Maintenant que l'ex-président est parti, tout reste à faire et personne ne sait comment cela va se faire ni qui exactement va en décider, dans quelles circonstances et selon quelles modalités les décisions en question vont être prises.
La première mesure concernant le transfert des charges de la présidence de la république a déjà suscité un vif débat sur la constitutionnalité de la démarche et l'applicabilité de tel ou tel article. Mais quel homme de bon sens, quel acteur loyal et sincère des événements présents est disposé à prendre toute la constitution au sérieux et, surtout, à s'y référer pour nous indiquer le chemin à suivre dans les premiers pas de la "nouvelle république" ou même pour régler la "transition" ? Cette constitution écrite dès le départ pour accommoder certaines données de la scène politique de l'époque de l'indépendance et depuis successivement remaniée, manipulée et réajustée pour convenir aux besoins de plus en plus personnels et circonstanciels au point d'aller comme un gant au dictateur en place, comment peut-on l'interroger aujourd'hui sur les circonstances et modalités de passation du pouvoir en cas de vacance ? Mais, plus important encore sinon salutaire, comment saurait-on esquisser le moindre plan d'avenir, à commencer par les prochaines élections, sous son égide ? Si l'on nous dit qu'il faut continuer de l'appliquer jusqu'à la mise en place des nouvelles structures de gouvernement et pour cette même mise en place et après on verra, cela voudra dire que les dés seront pipés dès le départ. Si l'on veut éviter une telle supercherie, alors il faudra commencer par régler son sort à cette constitution-chiffon et en adopter une autre digne de son nom. Mais une entreprise d'une telle ampleur; si elle se veut sérieuse, ne se liquide pas en deux semaines et, d'abord, qui va s'en charger ? La réponse évidente ou, du moins, la plus censée est une assemblée constituante. Mais, alors, qui va la constituer et sur quelles bases ?
Après la question du cadre juridique suprême de référence qui n'élimine pas pour autant celle des autres cadres juridiques intermédiaires et ne fait tout au mieux que l'ajourner, se pose la question des hommes. On a pour président de la république ad interim un président d'une assemblée nationale illégitime parce qu'issue d'une mascarade d'élections et non du suffrage universel dûment exprimé.
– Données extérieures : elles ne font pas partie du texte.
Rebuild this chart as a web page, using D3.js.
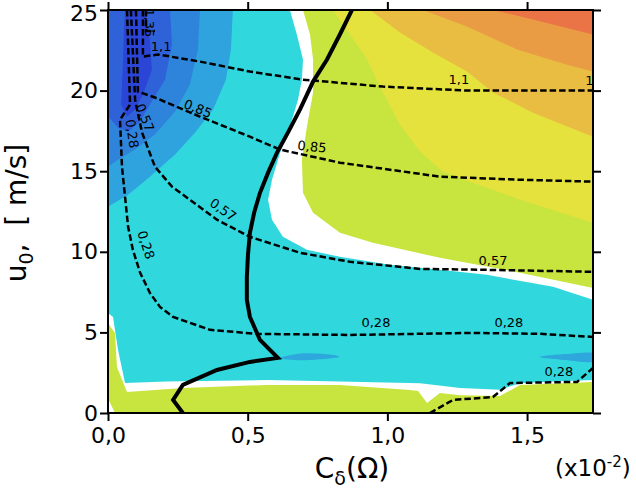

Le président du conseil constitutionnel qui en a entériné la désignation ainsi que l'ensemble de ses collègues membres de ce conseil et le président de la soi-disant assemblée consultative, ancien bourreau notoire, qui était là dès les premières images pour signifier sa bénédiction silencieuse, ont tous été nommés comme leurs organes respectifs ont été créés et façonnés par le président déchu. Comment peut-on s'en remettre à tout ce beau monde pour gérer la transition, voire pour la diriger ?
Une autre question concerne les faux partis, à commencer par le principal d'entre eux, celui qui a servi à la fois de caisse de résonance, d'appareil d'embrigadement et de propagande et de police parallèle à monsieur Bourguiba puis à Ben Ali et qui est pourri jusqu'à la moelle. Quel sort lui sera réservé à l'avenir, mais déjà quel traitement à présent ? Sera-t-il associé au gouvernement de transition ? On penserait qu'il l'est déjà de facto en la personne du chef de ce gouvernement. Mais quid de son rôle et sa place dans les prochaines élections ? Ne faudrait-il pas en proclamer de prime abord la dissolution immédiate comme acte symbolique même si l'on sait que ses caciques ne manqueront pas de se rassembler sous une nouvelle bannière ? Là, au moins, ils seront dépossédé de leur prééminence et leurs privilèges et leur (nouveau) parti sera traité comme tous les autres partis. La question vaut également pour ces pseudo partis créés de toutes pièces par le président enfui pour meubler sa comédie démocratique, si bien que certains n'avaient pas trouvé mieux comme thème de leurs "campagnes électorales" lors de soi-disant élections présidentielles que d'appeler à l'élection... de monsieur Ben Ali. J'ai personnellement vu au moins deux des "chefs" de ces pseudo partis défiler à la télévision tunisienne la veille du départ de Ben Ali et immédiatement après pour faire entendre leurs voix et nous parler d'"agenda politique", de même qu'ils n'ont pas été oubliés lors des consultations menées par monsieur Ghannouchi...
Toutes ces questions appellent des réponses urgentes pour savoir où l'on va exactement et pour que la révolution de 2011 ne soit pas un mort-né. Il en est bien d'autres non moins importantes. Mais, je me contenterai de celles-ci pour le moment.